Reader’s Roundtable: Our Favorite Chapbooks

At Frontier, we are so proud of our diverse team of readers. They are volunteers and givers—receiving only the heartpayment of poems, on poems, on poems. Every one of these poets is such a valuable piece of what we do, and we want to share their incredible value with you. This month, we asked three reader to share their favorite chapbooks with us.


What’s your favorite chapbook of poetry and why?

 

Seneca Basoalto

Currently, my favorite chapbook is When Minerva’s Knees Hit the Ground by Amanda Oaks. It’s a collection of poetry inspired by the music of the Deftones. What I find so inspiring about it is how the author was able to aesthetically imitate the soul of their music – while still articulating their individual voice and language within the symbolism they’ve found from the music. It’s a hard task to accomplish, and this poet was able to thoughtfully achieve that goal.

 

Abeir Soukieh

‘Tell Me Like You Mean It: New Poems from Young and Emerging Writers’. It’s an e-chapbook edited by Melody Paloma and Mikaila Hanman Siegersma (Frankie) and was jointly published by Australian Poetry and Cordite Poetry Review. It includes the work of 21 emerging (though they use that term with trepidation) poets.

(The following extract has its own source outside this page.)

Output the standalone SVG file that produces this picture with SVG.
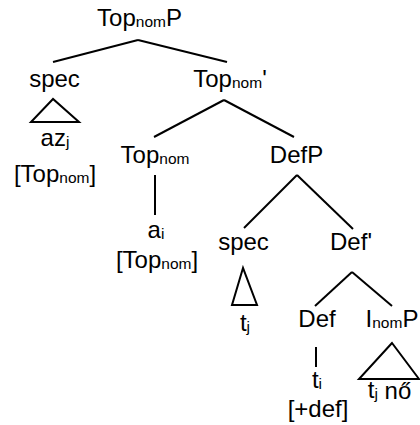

Despite the wide range of voices featured in this collection, the chapbook has been curated in such an attentive way as to maintain stability despite breadth and draws consistency from the sort of quiet succinctness of each poem. It’s a truly excellent read.

While all the poems are magnificent, I’m particularly fond of these five; Jessica Mei Cham’s ‘seepage swan lake’, Anupama Pilbrow’s ‘my mother told this story of the white girl in the library’, Stacey Teague’s ‘taitamāhine’, Saaro Umar’s ‘untitled’, and Alison Whittaker’s ‘murrispacetime’.

 

Bernard Ferguson

I’m a pretty slow reader and, unfortunately, I typically don’t have as much time to devote to reading a day as I’d like. This means that, with the brief moments I manage to find to read, I don’t make much progress through the collections I’m excited about. However, I’m recently realizing how, instead of finishing a chapbook in one or two sittings like my peers can, I end up spending weeks with them instead. This way, I spend a lot more time with the poet and I become a bit more intimate with their work. Through this rather frustrating lack of time and reading speed, I often get a better feel of how each poem affects me over a day, or maybe a week.

This is all to say that if you spend enough time with them, any chapbook can become your favorite. Thus you can maybe see how hard it might be for me to just pick one. So instead of giving you a list of all the chapbooks I’ve ever read, I’ll talk about the one that I’ve most recently finished.

Leila Chatti’s Tunsiya/Amrikiya makes the craft look easy. In her poems, she reaches for and deftly unravels her identity, an identity that exists in the space between two places of origin: Tunisia and America. There are vivid recountings here of childhood and familial relationships. There are skillful interrogations of place and language. All the poems seem flawless, and Chatti’s aesthetic is particularly tuned and consistent. This book is my favorite because, as an immigrant, I am also trying to reach for and unravel an identity that exists between two places. This book is my favorite because it keeps nudging my gears and advancing all the ways I think of language. Tunsiya/Amrikiya makes me want to write.